## [Task prompt]
Using the data below, copy each line that includes the word "matplotlib".

Plotting code records:
::::
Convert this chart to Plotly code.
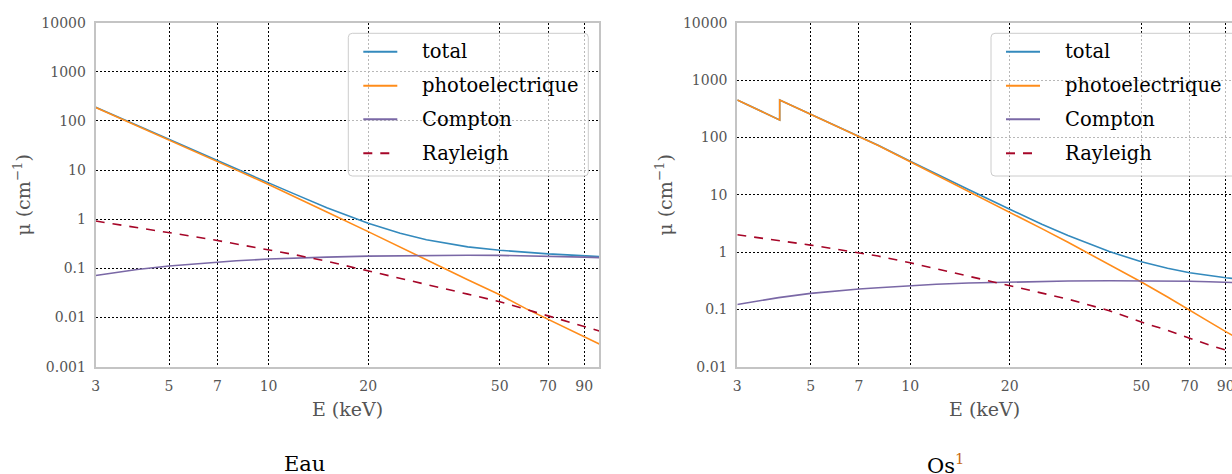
import math
import plotly.graph_objects as go

# ---------------- data ----------------
E = [3, 4, 5, 6, 7, 8, 10, 12, 15, 20, 25, 30, 40, 50, 60, 70, 80, 90, 100]

# Eau (water)
eau_total = [190, 80.8, 42.7, 25.1, 15.4, 10.5, 5.5, 3.25, 1.71, 0.83, 0.52, 0.382,
             0.274, 0.234, 0.211, 0.198, 0.189, 0.181, 0.174]
eau_photo = [189, 80, 42, 24.5, 14.9, 10, 5.1, 2.9, 1.4, 0.56, 0.275, 0.15,
             0.059, 0.029, 0.0152, 0.0093, 0.0061, 0.0041, 0.0029]
eau_compton = [0.072, 0.095, 0.112, 0.124, 0.136, 0.143, 0.155, 0.163, 0.170, 0.178,
               0.182, 0.184, 0.185, 0.184, 0.181, 0.178, 0.174, 0.170, 0.166]
eau_rayleigh = [0.92, 0.68, 0.55, 0.44, 0.37, 0.315, 0.243, 0.19, 0.14, 0.09,
                0.064, 0.048, 0.030, 0.021, 0.0148, 0.0108, 0.0084, 0.0066, 0.0053]

# Os (osmium) - photoelectric / total include an absorption edge near 4 keV
E_os_edge = [3, 4.03, 4.03, 5, 6, 7, 8, 10, 12, 15, 20, 25, 30, 40, 50, 60, 70, 80, 90, 100]
os_total = [450, 201.8, 449.8, 254.5, 156.3, 106.2, 73.1, 38.4, 22.9, 12.3, 5.57, 3.06,
            1.94, 1.02, 0.676, 0.521, 0.436, 0.388, 0.357, 0.335]
os_photo = [448, 200, 448, 253, 155, 105, 72, 37.5, 22.1, 11.6, 5.0, 2.56,
            1.48, 0.61, 0.30, 0.164, 0.095, 0.061, 0.041, 0.029]
os_compton = [0.122, 0.16, 0.19, 0.21, 0.226, 0.238, 0.259, 0.274, 0.288, 0.30,
              0.308, 0.312, 0.316, 0.316, 0.314, 0.31, 0.303, 0.296, 0.29]
os_rayleigh = [2.0, 1.6, 1.32, 1.12, 0.97, 0.85, 0.65, 0.51, 0.385, 0.265,
               0.195, 0.151, 0.095, 0.06, 0.043, 0.031, 0.024, 0.0195, 0.016]

series_names = ["total", "photoelectrique", "Compton", "Rayleigh"]
x_tickvals = [3, 5, 7, 10, 20, 50, 70, 90]
x_ticktext = ["3", "5", "7", "10", "20", "50", "70", "90"]
y_tickvals_eau = [0.001, 0.01, 0.1, 1, 10, 100, 1000, 10000]
y_ticktext_eau = ["0.001", "0.01", "0.1", "1", "10", "100", "1000", "10000"]
y_tickvals_os = [0.01, 0.1, 1, 10, 100, 1000, 10000]
y_ticktext_os = ["0.01", "0.1", "1", "10", "100", "1000", "10000"]
panel_titles = ["Eau", 'Os<sup><span style="color:#c8690e">1</span></sup>']
x_title = "E (keV)"
y_title = "μ (cm<sup>−1</sup>)"

# ---------------- styling ----------------
W, H = 1232, 474
FONT = "DejaVu Serif"
colors = ["#348ABD", "#FF8C1A", "#7A68A6", "#A60628"]
dashes = ["solid", "solid", "solid", "9px,8px"]
LW = 1.6

fig = go.Figure()

def add_panel(xs_list, ys_list, xa, ya):
    for name, xs, ys, c, d in zip(series_names, xs_list, ys_list, colors, dashes):
        fig.add_trace(go.Scatter(
            x=xs, y=ys, name=name, mode="lines",
            line=dict(color=c, width=LW, dash=d),
            xaxis=xa, yaxis=ya, showlegend=False,
        ))

add_panel([E, E, E, E], [eau_total, eau_photo, eau_compton, eau_rayleigh], "x", "y")
add_panel([E_os_edge, E_os_edge, E, E], [os_total, os_photo, os_compton, os_rayleigh], "x2", "y2")

# pixel geometry
y_top, y_bot = 22.7, 366.7
ydom = [1 - y_bot / H, 1 - y_top / H]
xl0, xl1 = 95.7, 599.3
xr0 = 737.3
px_per_dec = (xl1 - xl0) / (2 - math.log10(3))
xr_max = math.log10(3) + (W - xr0) / px_per_dec

def px(x):
    return x / W

def py(y):
    return 1 - y / H

grid = dict(showgrid=True, gridcolor="black", gridwidth=1, griddash="2px,2px",
            showline=True, linecolor="#c4c4c4", linewidth=2, ticks="",
            tickfont=dict(family=FONT, size=14, color="#555555"))
xtitle = dict(text=x_title, font=dict(family=FONT, size=19, color="#555555"), standoff=10)

def rounded_box(x0, y0, x1, y1, r=4.0):
    # path in paper coordinates built from pixel corners
    pts = [
        f"M{px(x0 + r)},{py(y0)}", f"L{px(x1 - r)},{py(y0)}",
        f"Q{px(x1)},{py(y0)} {px(x1)},{py(y0 + r)}", f"L{px(x1)},{py(y1 - r)}",
        f"Q{px(x1)},{py(y1)} {px(x1 - r)},{py(y1)}", f"L{px(x0 + r)},{py(y1)}",
        f"Q{px(x0)},{py(y1)} {px(x0)},{py(y1 - r)}", f"L{px(x0)},{py(y0 + r)}",
        f"Q{px(x0)},{py(y0)} {px(x0 + r)},{py(y0)}", "Z",
    ]
    return " ".join(pts)

# ---------------- hand-built legends (one per panel) ----------------
shapes = []
annotations = []
row_y = [51.7, 85.7, 119.3, 153.3]
for box_left, box_right in [(348.3, 588.3), (991.0, 1245.0)]:
    shapes.append(dict(type="path", xref="paper", yref="paper", layer="above",
                       path=rounded_box(box_left, 33.3, box_right, 176.0),
                       fillcolor="rgba(255,255,255,0.72)",
                       line=dict(color="#cccccc", width=1)))
    for name, c, d, ry in zip(series_names, colors, dashes, row_y):
        shapes.append(dict(type="line", xref="paper", yref="paper", layer="above",
                           x0=px(box_left + 15), x1=px(box_left + 49), y0=py(ry), y1=py(ry),
                           line=dict(color=c, width=LW + 0.4, dash=d)))
        annotations.append(dict(text=name, x=px(box_left + 72), y=py(ry),
                                xref="paper", yref="paper", showarrow=False,
                                xanchor="left", yanchor="middle",
                                font=dict(family=FONT, size=19.5, color="black")))

# y-axis titles
for cx in [22.0, 664.0]:
    annotations.append(dict(text=y_title, x=px(cx), y=py((y_top + y_bot) / 2),
                            xref="paper", yref="paper", showarrow=False, textangle=-90,
                            xanchor="center", yanchor="middle",
                            font=dict(family=FONT, size=19, color="#555555")))

# panel captions
for t, cx in zip(panel_titles, [304.0, 945.0]):
    annotations.append(dict(text=t, x=px(cx), y=py(464), xref="paper", yref="paper",
                            showarrow=False, xanchor="center", yanchor="middle",
                            font=dict(family=FONT, size=21, color="black")))

fig.update_layout(
    width=W, height=H,
    margin=dict(l=0, r=0, t=0, b=0, autoexpand=False),
    paper_bgcolor="white", plot_bgcolor="white",
    showlegend=False,
    xaxis=dict(type="log", domain=[px(xl0), px(xl1)], range=[math.log10(3), 2],
               tickvals=x_tickvals, ticktext=x_ticktext, mirror=True, anchor="y",
               ticklabelstandoff=5, title=xtitle, **grid),
    yaxis=dict(type="log", domain=ydom, range=[-3, 4],
               tickvals=y_tickvals_eau, ticktext=y_ticktext_eau, mirror=True, anchor="x",
               ticklabelstandoff=5, **grid),
    xaxis2=dict(type="log", domain=[px(xr0), 1.0], range=[math.log10(3), xr_max],
                tickvals=x_tickvals, ticktext=x_ticktext, mirror=True, anchor="y2",
                ticklabelstandoff=5, ticklabeloverflow="allow", title=xtitle, **grid),
    yaxis2=dict(type="log", domain=ydom, range=[-2, 4],
                tickvals=y_tickvals_os, ticktext=y_ticktext_os, mirror=False, anchor="x2",
                ticklabelstandoff=5, **grid),
    shapes=shapes,
    annotations=annotations,
)

fig.write_html(
    "out.html",
    config={"displayModeBar": False},
    post_script="document.body.style.margin='0px';document.body.style.overflow='hidden';",
)
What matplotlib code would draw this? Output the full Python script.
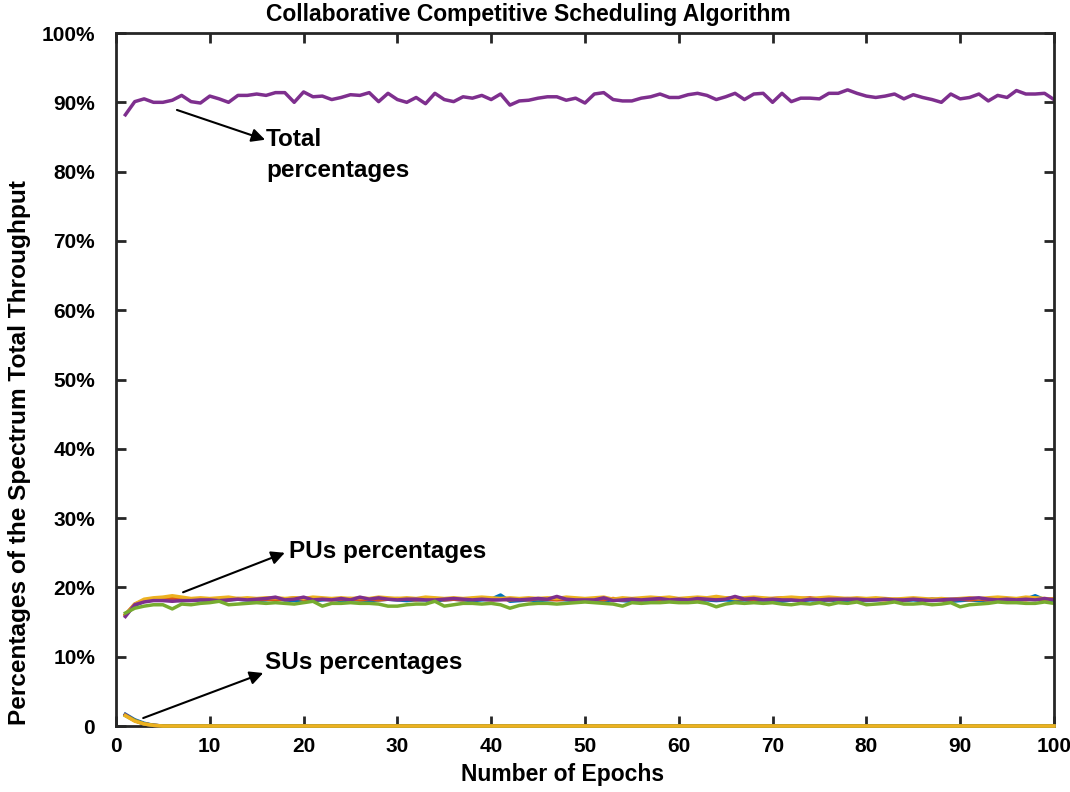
import numpy as np
from matplotlib import pyplot as plt
from matplotlib.ticker import FuncFormatter


#(0) Data:
epochs = np.arange(1, 101)

total = [0.882, 0.901, 0.905, 0.900, 0.900, 0.903, 0.910, 0.901, 0.899, 0.909,
         0.905, 0.900, 0.910, 0.910, 0.912, 0.910, 0.914, 0.914, 0.900, 0.915,
         0.908, 0.909, 0.904, 0.907, 0.911, 0.910, 0.914, 0.901, 0.913, 0.904,
         0.900, 0.907, 0.898, 0.913, 0.904, 0.901, 0.908, 0.906, 0.910, 0.904,
         0.912, 0.896, 0.902, 0.903, 0.906, 0.908, 0.908, 0.903, 0.906, 0.899,
         0.912, 0.914, 0.904, 0.902, 0.902, 0.906, 0.908, 0.912, 0.907, 0.907,
         0.911, 0.913, 0.910, 0.904, 0.908, 0.913, 0.904, 0.912, 0.913, 0.900,
         0.913, 0.901, 0.906, 0.906, 0.905, 0.913, 0.913, 0.918, 0.913, 0.909,
         0.907, 0.909, 0.912, 0.905, 0.911, 0.907, 0.904, 0.900, 0.912, 0.905,
         0.907, 0.912, 0.902, 0.910, 0.907, 0.917, 0.912, 0.912, 0.913, 0.904]

pu_blue = [0.160, 0.174, 0.180, 0.182, 0.182, 0.182, 0.181, 0.182, 0.182, 0.181,
           0.182, 0.182, 0.183, 0.182, 0.181, 0.182, 0.184, 0.182, 0.181, 0.182,
           0.181, 0.182, 0.183, 0.181, 0.182, 0.182, 0.181, 0.182, 0.183, 0.182,
           0.181, 0.182, 0.182, 0.181, 0.182, 0.183, 0.182, 0.181, 0.182, 0.183,
           0.189, 0.180, 0.181, 0.182, 0.181, 0.182, 0.183, 0.182, 0.181, 0.182,
           0.182, 0.181, 0.182, 0.181, 0.180, 0.182, 0.181, 0.182, 0.181, 0.182,
           0.182, 0.180, 0.182, 0.181, 0.182, 0.181, 0.182, 0.181, 0.182, 0.181,
           0.180, 0.182, 0.181, 0.182, 0.182, 0.181, 0.182, 0.181, 0.182, 0.181,
           0.182, 0.183, 0.182, 0.181, 0.182, 0.181, 0.183, 0.182, 0.180, 0.181,
           0.182, 0.181, 0.182, 0.183, 0.182, 0.182, 0.183, 0.188, 0.182, 0.181]

pu_orange = [0.161, 0.176, 0.181, 0.183, 0.183, 0.184, 0.183, 0.182, 0.183, 0.182,
             0.183, 0.182, 0.184, 0.183, 0.182, 0.183, 0.182, 0.183, 0.185, 0.183,
             0.182, 0.183, 0.182, 0.183, 0.184, 0.182, 0.183, 0.182, 0.183, 0.184,
             0.183, 0.182, 0.183, 0.184, 0.182, 0.183, 0.182, 0.184, 0.183, 0.182,
             0.183, 0.182, 0.183, 0.182, 0.184, 0.183, 0.182, 0.183, 0.182, 0.183,
             0.183, 0.182, 0.184, 0.182, 0.183, 0.182, 0.184, 0.183, 0.185, 0.183,
             0.182, 0.183, 0.184, 0.183, 0.185, 0.184, 0.183, 0.182, 0.183, 0.184,
             0.185, 0.183, 0.184, 0.185, 0.183, 0.182, 0.183, 0.184, 0.183, 0.182,
             0.183, 0.182, 0.183, 0.182, 0.183, 0.182, 0.183, 0.182, 0.182, 0.183,
             0.182, 0.183, 0.182, 0.183, 0.182, 0.183, 0.182, 0.184, 0.182, 0.184]

pu_yellow = [0.160, 0.176, 0.183, 0.185, 0.186, 0.188, 0.186, 0.184, 0.185, 0.184,
             0.185, 0.186, 0.184, 0.185, 0.184, 0.185, 0.185, 0.184, 0.185, 0.184,
             0.186, 0.185, 0.184, 0.185, 0.184, 0.185, 0.184, 0.186, 0.185, 0.184,
             0.185, 0.184, 0.186, 0.185, 0.184, 0.185, 0.184, 0.185, 0.186, 0.185,
             0.184, 0.185, 0.184, 0.185, 0.184, 0.185, 0.184, 0.186, 0.185, 0.184,
             0.185, 0.186, 0.183, 0.185, 0.184, 0.185, 0.186, 0.185, 0.186, 0.184,
             0.185, 0.186, 0.185, 0.187, 0.185, 0.184, 0.185, 0.186, 0.185, 0.184,
             0.185, 0.186, 0.185, 0.184, 0.185, 0.186, 0.185, 0.184, 0.185, 0.184,
             0.185, 0.184, 0.183, 0.184, 0.185, 0.184, 0.183, 0.184, 0.183, 0.184,
             0.185, 0.184, 0.185, 0.186, 0.185, 0.184, 0.186, 0.185, 0.184, 0.183]

pu_purple = [0.158, 0.175, 0.179, 0.181, 0.181, 0.180, 0.181, 0.181, 0.182, 0.182,
             0.181, 0.182, 0.183, 0.182, 0.183, 0.184, 0.186, 0.182, 0.183, 0.186,
             0.182, 0.183, 0.182, 0.184, 0.182, 0.186, 0.183, 0.185, 0.183, 0.182,
             0.183, 0.183, 0.182, 0.182, 0.183, 0.184, 0.183, 0.182, 0.183, 0.182,
             0.182, 0.183, 0.182, 0.183, 0.184, 0.183, 0.187, 0.183, 0.182, 0.182,
             0.182, 0.185, 0.181, 0.182, 0.183, 0.182, 0.183, 0.184, 0.182, 0.183,
             0.182, 0.184, 0.183, 0.182, 0.183, 0.187, 0.183, 0.184, 0.182, 0.183,
             0.182, 0.182, 0.181, 0.183, 0.182, 0.183, 0.183, 0.183, 0.183, 0.182,
             0.182, 0.183, 0.182, 0.182, 0.183, 0.182, 0.181, 0.182, 0.183, 0.183,
             0.184, 0.185, 0.183, 0.182, 0.183, 0.182, 0.183, 0.182, 0.184, 0.182]

pu_green = [0.163, 0.170, 0.173, 0.175, 0.175, 0.169, 0.176, 0.175, 0.177, 0.178,
            0.180, 0.175, 0.176, 0.177, 0.178, 0.177, 0.178, 0.177, 0.176, 0.178,
            0.180, 0.173, 0.177, 0.177, 0.178, 0.177, 0.177, 0.176, 0.173, 0.173,
            0.175, 0.176, 0.176, 0.180, 0.173, 0.175, 0.177, 0.177, 0.176, 0.177,
            0.175, 0.170, 0.174, 0.176, 0.177, 0.177, 0.176, 0.177, 0.178, 0.179,
            0.178, 0.177, 0.176, 0.173, 0.178, 0.177, 0.178, 0.178, 0.179, 0.178,
            0.178, 0.179, 0.177, 0.172, 0.176, 0.178, 0.177, 0.178, 0.177, 0.178,
            0.176, 0.175, 0.177, 0.176, 0.178, 0.175, 0.178, 0.177, 0.179, 0.175,
            0.176, 0.177, 0.179, 0.176, 0.176, 0.177, 0.175, 0.176, 0.178, 0.172,
            0.175, 0.176, 0.177, 0.179, 0.178, 0.178, 0.177, 0.177, 0.179, 0.177]

# SUs: non-zero only over the first epochs, zero afterwards
su_blue   = [0.017, 0.009, 0.004, 0.001, 0.0] + [0.0]*95
su_orange = [0.016, 0.008, 0.003, 0.001, 0.0] + [0.0]*95
su_purple = [0.016, 0.008, 0.003, 0.001, 0.0] + [0.0]*95
su_green  = [0.015, 0.008, 0.003, 0.001, 0.0] + [0.0]*95
su_yellow = [0.015, 0.007, 0.003, 0.001, 0.0] + [0.0]*95

yticks = np.arange(0, 1.01, 0.1)
xticks = np.arange(0, 101, 10)



#(1) Plot:
plt.close('all')
plt.rcParams['font.family'] = ['Liberation Sans', 'DejaVu Sans']
plt.rcParams['font.weight'] = 'bold'

cb, co, cy, cp, cg = '#0072BD', '#D95319', '#EDB120', '#7E2F8E', '#77AC30'
axc = '#262626'
lw  = 2.5

fig = plt.figure(figsize=(10.7, 7.92), dpi=100)
ax  = fig.add_axes([0.1084, 0.0833, 0.8766, 0.875])

ax.plot(epochs, total, color=cp, lw=lw)
for y, c in zip([pu_blue, pu_orange, pu_yellow, pu_purple, pu_green], [cb, co, cy, cp, cg]):
	ax.plot(epochs, y, color=c, lw=lw)
for y, c in zip([su_blue, su_orange, su_purple, su_green, su_yellow], [cb, co, cp, cg, cy]):
	ax.plot(epochs, y, color=c, lw=lw, clip_on=False, zorder=3)

ax.set_xlim(0, 100)
ax.set_ylim(0, 1)
ax.set_xticks(xticks)
ax.set_yticks(yticks)
ax.yaxis.set_major_formatter(FuncFormatter(lambda v, p: '0' if v < 1e-9 else '%d%%' % round(v*100)))

for s in ax.spines.values():
	s.set_linewidth(2.0)
	s.set_color(axc)
ax.tick_params(direction='in', length=7, width=2.0, color=axc, labelsize=15,
               top=True, right=True)
ax.tick_params(axis='y', pad=15)
ax.tick_params(axis='x', pad=8)
for lab in ax.get_xticklabels() + ax.get_yticklabels():
	lab.set_fontweight('bold')

#axis labels and title (positions as in the original figure):
fig.text(563/1070, 1-775/792, 'Number of Epochs', fontsize=16.5, fontweight='bold',
         ha='center', va='center')
fig.text(20/1070, 1-453/792, 'Percentages of the Spectrum Total Throughput', fontsize=17.6,
         fontweight='bold', ha='center', va='center', rotation=90)
fig.text(528/1070, 1-15/792, 'Collaborative Competitive Scheduling Algorithm', fontsize=16.5,
         fontweight='bold', ha='center', va='center')

#annotations:
ap = dict(arrowstyle='-|>', color='k', lw=1.5, mutation_scale=20, shrinkA=0, shrinkB=0)
tsize = 17.5
ax.annotate('', xy=(15.9, 0.846), xytext=(6.5, 0.889), arrowprops=ap)
ax.text(16.0, 0.846, 'Total', fontsize=tsize, fontweight='bold', va='center', ha='left')
ax.text(16.0, 0.801, 'percentages', fontsize=tsize, fontweight='bold', va='center', ha='left')
ax.annotate('', xy=(18.0, 0.250), xytext=(7.15, 0.193), arrowprops=ap)
ax.text(18.4, 0.2525, 'PUs percentages', fontsize=tsize, fontweight='bold', va='center', ha='left')
ax.annotate('', xy=(15.7, 0.0765), xytext=(2.9, 0.0115), arrowprops=ap)
ax.text(15.9, 0.091, 'SUs percentages', fontsize=tsize, fontweight='bold', va='center', ha='left')

plt.savefig('out.png', dpi=100)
::::
## [Reply to the exercise]
What matplotlib code would draw this? Output the full Python script.
from matplotlib import pyplot as plt
from matplotlib.ticker import FuncFormatter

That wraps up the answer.